Diplomacy Scroll — Frozen Assets and Acts of War
TOLARENAI Diplomacy Scrolls
I just heard on a podcast that European Union was moving to use Russian frozen assets, either to shore up their own economy or to send directly to Ukraine. This moves close to what some might consider being an act of war. Up to now EU leaders have been careful not to cross that line. What is the historical precedent for treating the confiscation of frozen assets as an act of war?
History offers a distinction between freezing and confiscating:
Freezing assets is common in sanctions regimes. It blocks access, but is usually presented as temporary. This has happened repeatedly — UN Security Council sanctions, U.S. actions against rogue states, etc.
Confiscation and redistribution is another matter. That step has historically only been taken in contexts of declared war.
In the United States during WWI and WWII, the Trading with the Enemy Act (1917) empowered the President to seize the property of enemy nationals. Later executive orders (e.g., EO 8389 in 1940) froze and then confiscated the assets of states occupied by Axis powers. Those assets weren’t meant to be returned — they were repurposed as part of the war effort.
The legal justification came from the war footing itself: these were actions taken against enemies in a state of war, not against states with which the U.S. was technically at peace.
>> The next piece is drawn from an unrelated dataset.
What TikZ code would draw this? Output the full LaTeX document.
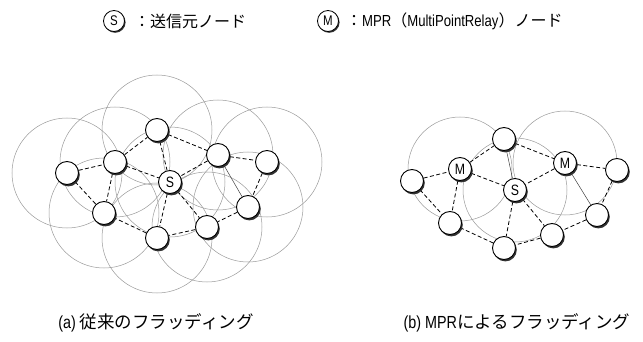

So: there is precedent for treating confiscation as a war measure, but that’s precisely the point. It has been a wartime tool, not a peacetime sanction. A move to use seized assets to either shore up EU budget deficits or to fund Ukraine could be viewed as a de facto declaration of war.
Present Context:
The EU and G7 currently hold about $300 billion of Russian central bank assets, mostly through the Euroclear clearinghouse in Belgium. At present, they have limited themselves to using the interest generated by those assets, several billion a year, to support Ukraine. This is a cautious middle ground: they can claim they are not seizing the principal, only re-routing the financial fruits of frozen capital.
But the debate is ongoing. Some argue that outright confiscation of the principal should fund Ukraine’s reconstruction or armament. Others warn that doing so would cross a historic red line: it would mirror the kinds of seizures done only in declared wars, making Europe appear not merely a sanctioning bloc but a co-belligerent.
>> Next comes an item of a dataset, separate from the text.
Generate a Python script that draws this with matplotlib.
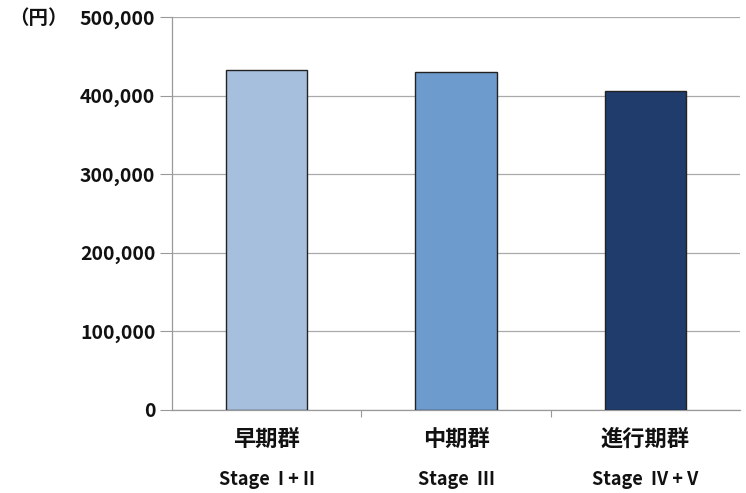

Why This Matters for Global Trust:
This isn’t just about Russia. It’s about the credibility of Europe as a financial safe haven:
- Sovereign immunity: Under international law, state assets (especially central bank reserves) enjoy protection. Violating that sets a precedent.
 - Reserve confidence: If Europe proves willing to confiscate a rival’s reserves, why would China, Saudi Arabia, or any major reserve-holding state trust their money in European institutions? This risks undermining the euro’s role as a reserve currency and diminishing Europe’s financial clout.
 - Reputation costs: Even if confiscation is justified politically, the damage to credibility could last decades. Once trust in the sanctity of reserves is broken, it’s almost impossible to fully rebuild.
 
This looks to me like EU leaders are driving dangerously close to the edge, acting shortsightedly. Yes, it may buy them time, perhaps they believe they just need to hold on until U.S. politics settle, maybe until Trump is out of office, and then hope Washington resumes funding. But at what cost?
No one with serious reserves will want to keep money in Europe if this precedent is set. Already I’ve been ahead on this analysis: years ago, I argued that sanctions would not bring the Russian economy to its knees. The slogan about turning the ruble to rubble was always hollow. In reality, Russia has weathered the sanctions storm, repositioned its economy, and kept fiscal discipline. To my eyes, Moscow has been the “adult in the room” while the EU has flailed between half-measures and symbolic gestures.
If they now confiscate Russian principal and spend it, especially on arms for Ukraine, then by every historical precedent, that is the action of a belligerent in war. Russia would almost certainly treat it that way. And it would cement Europe’s reputation as an unsafe place for sovereign wealth.
Conclusion:
Freezing = sanctions tool.
      Using interest = penalty, but short of war.
      Confiscating principal and redistributing = historically a wartime act, not a peacetime sanction.
Thus, if the EU crosses into confiscation, they risk two consequences:
- Russia declaring them a co-belligerent, formalizing what is already a shadow war.
 - Long-term erosion of Europe’s standing as a trustworthy reserve hub.
 
Confiscating Russian reserves = wartime seizure, risking co-belligerency and eroding Europe’s financial credibility.
There is no justification for seizing sovereign reserves beyond desperation. To frame it as morality or necessity is a mask for short-term panic. Confiscating another nation’s central bank assets when you are not formally at war is not diplomacy, it is the abandonment of diplomacy. And once that door is opened, Europe cannot expect others to treat its institutions as safe custodians ever again.